If I were to have arrived in Guatemala as simply a traveler, not to start a job, I would have undoubtedly found myself at Lake Atitlán, and instead of being taken to a local development project and staying with a Tz’utujil host family, I would have wandered the streets of somewhere like San Marcos, San Pedro, or Panajachel and I would have been overwhelmed by restaurants enticing me with curries and falafel, vendors selling me their products, sipping overpriced smoothies at waterfront cafés, and announcements inviting me to join a Mayan cacao ceremony conducted by expats. Without ANADESA introducing me to their work, their community, and their culture, where would I have possibly found the authenticity among the loudness of the thriving conventional tourism? It didn’t make sense to me that places like ANADESA couldn’t be heard in that loudness and the responsible traveler couldn’t find them. As a foreigner who lives in Guatemala, I feel like I straddle two worlds, which seems like the perfect position to be in to connect them both.

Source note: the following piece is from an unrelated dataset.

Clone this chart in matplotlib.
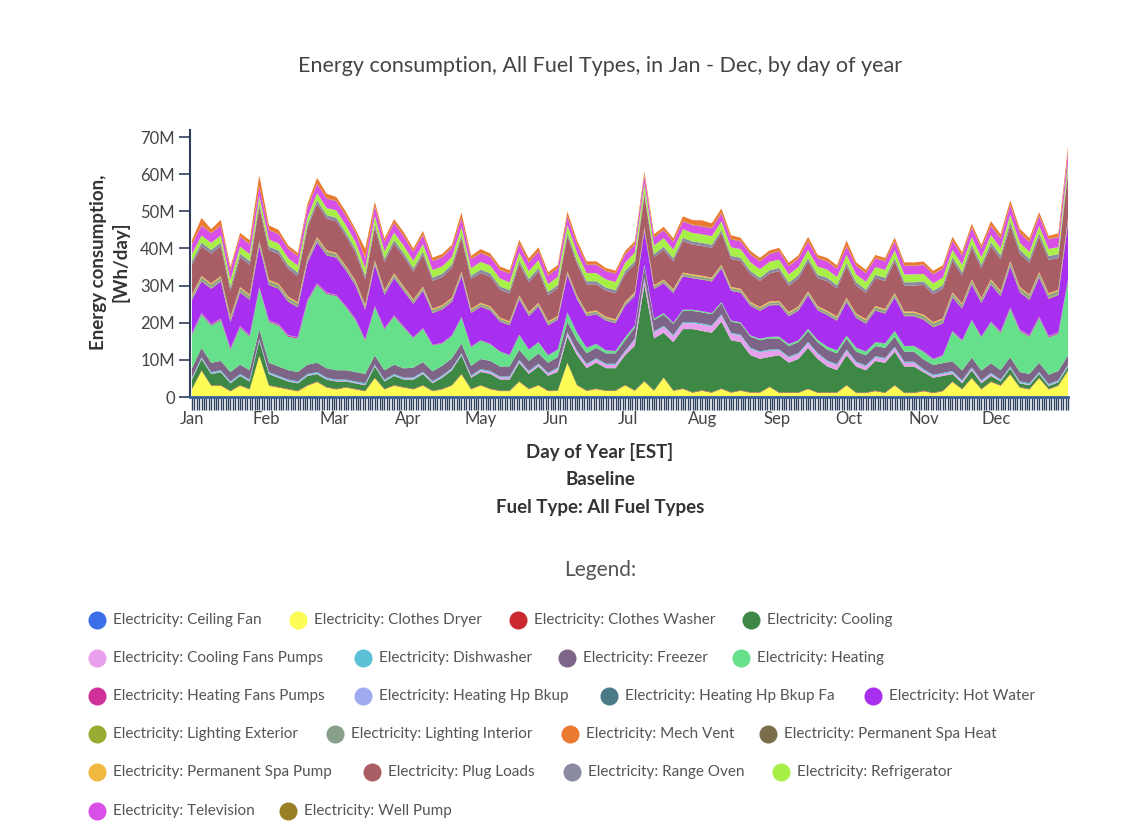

It didn’t make sense to me that places like ANADESA couldn’t be heard in that loudness and the responsible traveler couldn’t find them. As a foreigner who lives in Guatemala, I feel like I straddle two worlds, which seems like the perfect position to be in to connect them both.
So that is what I set out to do. I moved to Lake Atitlán to connect conscientious travelers to places like ANADESA so they can have the rewarding and insightful experiences that I feel so privileged to have had. One year ago today, the Authenticity story began.